— start of Available data —

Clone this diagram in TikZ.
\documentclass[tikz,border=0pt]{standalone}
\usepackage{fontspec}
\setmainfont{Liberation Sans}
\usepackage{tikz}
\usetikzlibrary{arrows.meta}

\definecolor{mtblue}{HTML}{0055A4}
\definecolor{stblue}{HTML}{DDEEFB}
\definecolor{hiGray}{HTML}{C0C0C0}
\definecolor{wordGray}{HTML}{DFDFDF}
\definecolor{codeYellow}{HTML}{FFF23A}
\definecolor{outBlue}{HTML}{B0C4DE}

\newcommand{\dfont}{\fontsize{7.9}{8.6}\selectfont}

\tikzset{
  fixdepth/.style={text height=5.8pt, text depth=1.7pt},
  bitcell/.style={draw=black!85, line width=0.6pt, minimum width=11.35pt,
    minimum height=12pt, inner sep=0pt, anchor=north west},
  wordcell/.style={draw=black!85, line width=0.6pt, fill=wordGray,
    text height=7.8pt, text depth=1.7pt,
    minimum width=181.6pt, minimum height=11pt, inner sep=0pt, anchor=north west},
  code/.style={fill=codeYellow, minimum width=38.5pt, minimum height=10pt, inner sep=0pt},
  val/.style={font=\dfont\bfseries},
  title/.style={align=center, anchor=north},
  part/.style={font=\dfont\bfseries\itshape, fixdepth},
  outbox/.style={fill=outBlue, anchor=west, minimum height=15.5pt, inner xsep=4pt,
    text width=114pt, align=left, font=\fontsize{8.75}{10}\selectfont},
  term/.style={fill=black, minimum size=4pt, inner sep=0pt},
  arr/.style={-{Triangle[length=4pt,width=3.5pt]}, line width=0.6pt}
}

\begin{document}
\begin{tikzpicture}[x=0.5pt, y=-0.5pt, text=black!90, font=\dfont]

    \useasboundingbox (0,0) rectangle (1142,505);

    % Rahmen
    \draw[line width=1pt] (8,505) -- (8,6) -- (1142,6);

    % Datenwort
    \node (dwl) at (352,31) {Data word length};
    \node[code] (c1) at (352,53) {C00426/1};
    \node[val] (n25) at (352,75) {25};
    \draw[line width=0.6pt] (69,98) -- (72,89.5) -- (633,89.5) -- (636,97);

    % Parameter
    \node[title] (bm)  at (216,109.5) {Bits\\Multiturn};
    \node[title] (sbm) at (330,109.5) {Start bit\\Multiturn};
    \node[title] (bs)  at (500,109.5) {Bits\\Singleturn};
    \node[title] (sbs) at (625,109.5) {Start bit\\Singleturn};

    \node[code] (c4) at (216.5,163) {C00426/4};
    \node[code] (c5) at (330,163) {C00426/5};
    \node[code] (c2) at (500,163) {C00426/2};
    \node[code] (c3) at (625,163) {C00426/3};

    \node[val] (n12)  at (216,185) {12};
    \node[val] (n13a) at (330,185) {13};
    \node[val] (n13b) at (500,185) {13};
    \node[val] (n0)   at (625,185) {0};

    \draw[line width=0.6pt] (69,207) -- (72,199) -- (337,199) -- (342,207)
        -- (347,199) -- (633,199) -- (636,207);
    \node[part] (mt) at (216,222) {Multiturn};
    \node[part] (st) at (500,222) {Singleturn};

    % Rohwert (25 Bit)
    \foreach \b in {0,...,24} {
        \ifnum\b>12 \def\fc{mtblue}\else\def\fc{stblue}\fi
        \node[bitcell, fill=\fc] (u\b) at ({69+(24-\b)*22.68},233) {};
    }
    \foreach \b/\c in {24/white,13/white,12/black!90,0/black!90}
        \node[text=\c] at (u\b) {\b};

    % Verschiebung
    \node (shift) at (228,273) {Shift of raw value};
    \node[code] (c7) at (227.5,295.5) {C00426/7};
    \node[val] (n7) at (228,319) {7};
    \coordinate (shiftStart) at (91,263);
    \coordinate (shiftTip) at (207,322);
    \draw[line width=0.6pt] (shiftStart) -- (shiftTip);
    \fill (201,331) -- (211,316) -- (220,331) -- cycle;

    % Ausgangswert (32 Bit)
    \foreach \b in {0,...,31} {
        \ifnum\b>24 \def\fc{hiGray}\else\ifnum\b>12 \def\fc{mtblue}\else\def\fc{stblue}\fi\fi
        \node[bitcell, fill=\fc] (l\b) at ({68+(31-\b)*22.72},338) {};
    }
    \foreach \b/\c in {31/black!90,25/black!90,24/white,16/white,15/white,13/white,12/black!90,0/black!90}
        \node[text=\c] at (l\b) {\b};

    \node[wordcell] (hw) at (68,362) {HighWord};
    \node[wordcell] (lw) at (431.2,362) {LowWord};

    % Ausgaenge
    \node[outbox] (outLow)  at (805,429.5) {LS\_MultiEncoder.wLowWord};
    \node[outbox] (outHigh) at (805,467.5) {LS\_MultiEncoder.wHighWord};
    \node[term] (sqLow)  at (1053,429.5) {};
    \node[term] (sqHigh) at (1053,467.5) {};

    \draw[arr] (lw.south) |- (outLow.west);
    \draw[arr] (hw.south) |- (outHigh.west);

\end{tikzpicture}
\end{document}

— end of Available data —

**Problem statement**
Copy the material above verbatim.

**Task result**
Clone this diagram in TikZ.
\documentclass[tikz,border=0pt]{standalone}
\usepackage{fontspec}
\setmainfont{Liberation Sans}
\usepackage{tikz}
\usetikzlibrary{arrows.meta}

\definecolor{mtblue}{HTML}{0055A4}
\definecolor{stblue}{HTML}{DDEEFB}
\definecolor{hiGray}{HTML}{C0C0C0}
\definecolor{wordGray}{HTML}{DFDFDF}
\definecolor{codeYellow}{HTML}{FFF23A}
\definecolor{outBlue}{HTML}{B0C4DE}

\newcommand{\dfont}{\fontsize{7.9}{8.6}\selectfont}

\tikzset{
  fixdepth/.style={text height=5.8pt, text depth=1.7pt},
  bitcell/.style={draw=black!85, line width=0.6pt, minimum width=11.35pt,
    minimum height=12pt, inner sep=0pt, anchor=north west},
  wordcell/.style={draw=black!85, line width=0.6pt, fill=wordGray,
    text height=7.8pt, text depth=1.7pt,
    minimum width=181.6pt, minimum height=11pt, inner sep=0pt, anchor=north west},
  code/.style={fill=codeYellow, minimum width=38.5pt, minimum height=10pt, inner sep=0pt},
  val/.style={font=\dfont\bfseries},
  title/.style={align=center, anchor=north},
  part/.style={font=\dfont\bfseries\itshape, fixdepth},
  outbox/.style={fill=outBlue, anchor=west, minimum height=15.5pt, inner xsep=4pt,
    text width=114pt, align=left, font=\fontsize{8.75}{10}\selectfont},
  term/.style={fill=black, minimum size=4pt, inner sep=0pt},
  arr/.style={-{Triangle[length=4pt,width=3.5pt]}, line width=0.6pt}
}

\begin{document}
\begin{tikzpicture}[x=0.5pt, y=-0.5pt, text=black!90, font=\dfont]

    \useasboundingbox (0,0) rectangle (1142,505);

    % Rahmen
    \draw[line width=1pt] (8,505) -- (8,6) -- (1142,6);

    % Datenwort
    \node (dwl) at (352,31) {Data word length};
    \node[code] (c1) at (352,53) {C00426/1};
    \node[val] (n25) at (352,75) {25};
    \draw[line width=0.6pt] (69,98) -- (72,89.5) -- (633,89.5) -- (636,97);

    % Parameter
    \node[title] (bm)  at (216,109.5) {Bits\\Multiturn};
    \node[title] (sbm) at (330,109.5) {Start bit\\Multiturn};
    \node[title] (bs)  at (500,109.5) {Bits\\Singleturn};
    \node[title] (sbs) at (625,109.5) {Start bit\\Singleturn};

    \node[code] (c4) at (216.5,163) {C00426/4};
    \node[code] (c5) at (330,163) {C00426/5};
    \node[code] (c2) at (500,163) {C00426/2};
    \node[code] (c3) at (625,163) {C00426/3};

    \node[val] (n12)  at (216,185) {12};
    \node[val] (n13a) at (330,185) {13};
    \node[val] (n13b) at (500,185) {13};
    \node[val] (n0)   at (625,185) {0};

    \draw[line width=0.6pt] (69,207) -- (72,199) -- (337,199) -- (342,207)
        -- (347,199) -- (633,199) -- (636,207);
    \node[part] (mt) at (216,222) {Multiturn};
    \node[part] (st) at (500,222) {Singleturn};

    % Rohwert (25 Bit)
    \foreach \b in {0,...,24} {
        \ifnum\b>12 \def\fc{mtblue}\else\def\fc{stblue}\fi
        \node[bitcell, fill=\fc] (u\b) at ({69+(24-\b)*22.68},233) {};
    }
    \foreach \b/\c in {24/white,13/white,12/black!90,0/black!90}
        \node[text=\c] at (u\b) {\b};

    % Verschiebung
    \node (shift) at (228,273) {Shift of raw value};
    \node[code] (c7) at (227.5,295.5) {C00426/7};
    \node[val] (n7) at (228,319) {7};
    \coordinate (shiftStart) at (91,263);
    \coordinate (shiftTip) at (207,322);
    \draw[line width=0.6pt] (shiftStart) -- (shiftTip);
    \fill (201,331) -- (211,316) -- (220,331) -- cycle;

    % Ausgangswert (32 Bit)
    \foreach \b in {0,...,31} {
        \ifnum\b>24 \def\fc{hiGray}\else\ifnum\b>12 \def\fc{mtblue}\else\def\fc{stblue}\fi\fi
        \node[bitcell, fill=\fc] (l\b) at ({68+(31-\b)*22.72},338) {};
    }
    \foreach \b/\c in {31/black!90,25/black!90,24/white,16/white,15/white,13/white,12/black!90,0/black!90}
        \node[text=\c] at (l\b) {\b};

    \node[wordcell] (hw) at (68,362) {HighWord};
    \node[wordcell] (lw) at (431.2,362) {LowWord};

    % Ausgaenge
    \node[outbox] (outLow)  at (805,429.5) {LS\_MultiEncoder.wLowWord};
    \node[outbox] (outHigh) at (805,467.5) {LS\_MultiEncoder.wHighWord};
    \node[term] (sqLow)  at (1053,429.5) {};
    \node[term] (sqHigh) at (1053,467.5) {};

    \draw[arr] (lw.south) |- (outLow.west);
    \draw[arr] (hw.south) |- (outHigh.west);

\end{tikzpicture}
\end{document}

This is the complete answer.